2018 CLASSROOM SOLSC FOR STUDENTS: DAY 7 OF 31

classroolsolsc

Welcome to Day 7 of the Classroom Slice of Life Story Challenge!

2018 CLASSROOM SOLSC PADLET

ANNOUNCEMENTS

  1. Please be sure to comment on our daily inspiration/questions. We are hoping this will foster a sense of community among the teachers who are participating! Have an idea for how to do this even better? Great! Leave your suggestion in the comments or contact us using the information below.
  2. If you haven’t already we encourage you to reach out to another teacher who is participating in the challenge and partner up. You may find it a bit easier to teach your students to comment on other students’ writing if you get familiar with one or two other classroom blogs and how they work.
  3. Only post the link to your students’ slices of life here. Do not post the link to your personal slice of life stories here. Go to the daily call for individual slice of life stories to post your personal slice. This is the link to Day 1 only. This link will change each day. You should visit the Two Writing Teachers blog daily for the newest link.

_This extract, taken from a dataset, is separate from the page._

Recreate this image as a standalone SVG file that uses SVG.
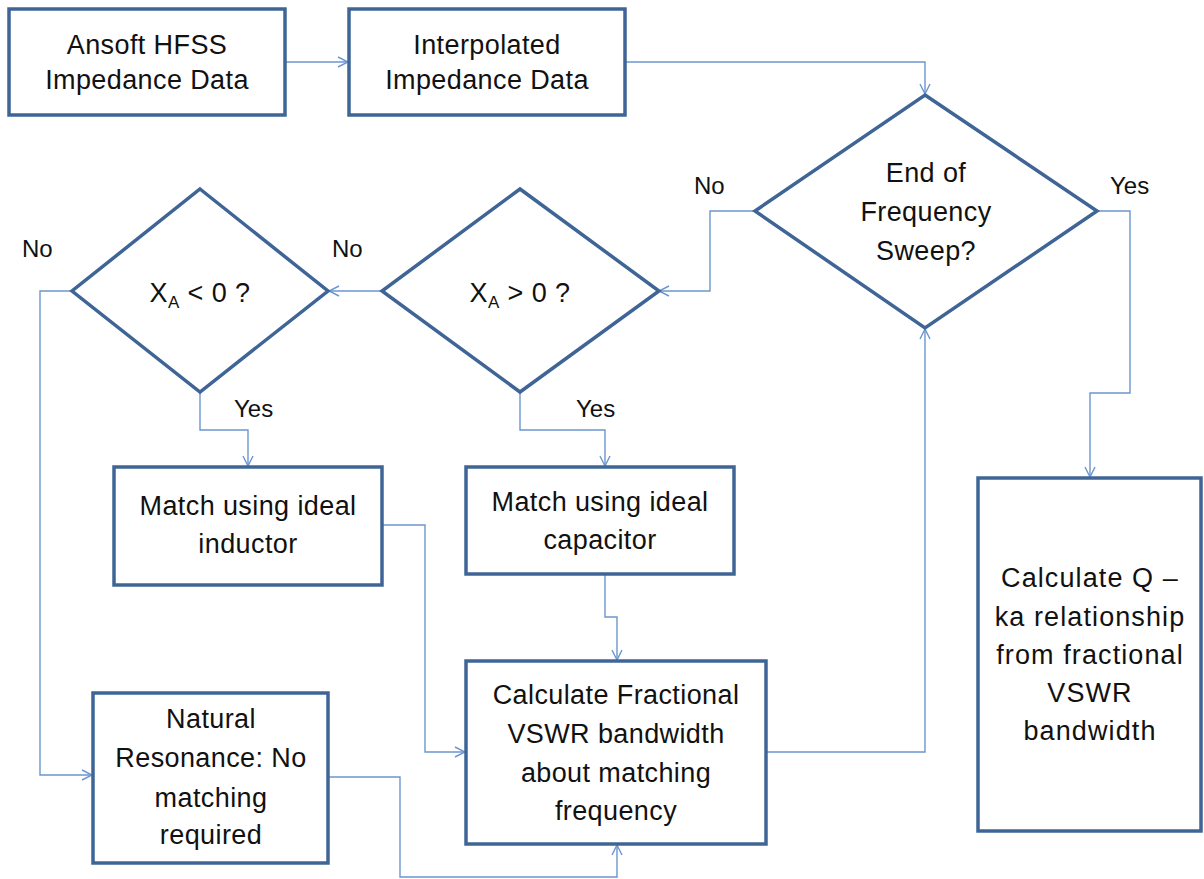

INSPIRATION/TODAY’S QUESTION

Today’s Question for Classroom SOLSC Teachers:

Instead of general question about the Classroom SOLSC, today we have a quote for you to respond to.

I just give myself permission to suck. I delete about 90 percent of my first drafts … so it doesn’t really matter much if on a particular day I write beautiful and brilliant prose that will stick in the minds of my readers forever, because there’s a 90 percent chance I’m just gonna delete whatever I write anyway. ~John Green 

Please respond in the comments below, or leave a question or thought you have about the challenge so far.

QUESTIONS?

After reading the information in the links above, if you still have questions about the Classroom SOLSC contact one of us. (Please don’t use Twitter or Facebook to contact us with SOLSC questions).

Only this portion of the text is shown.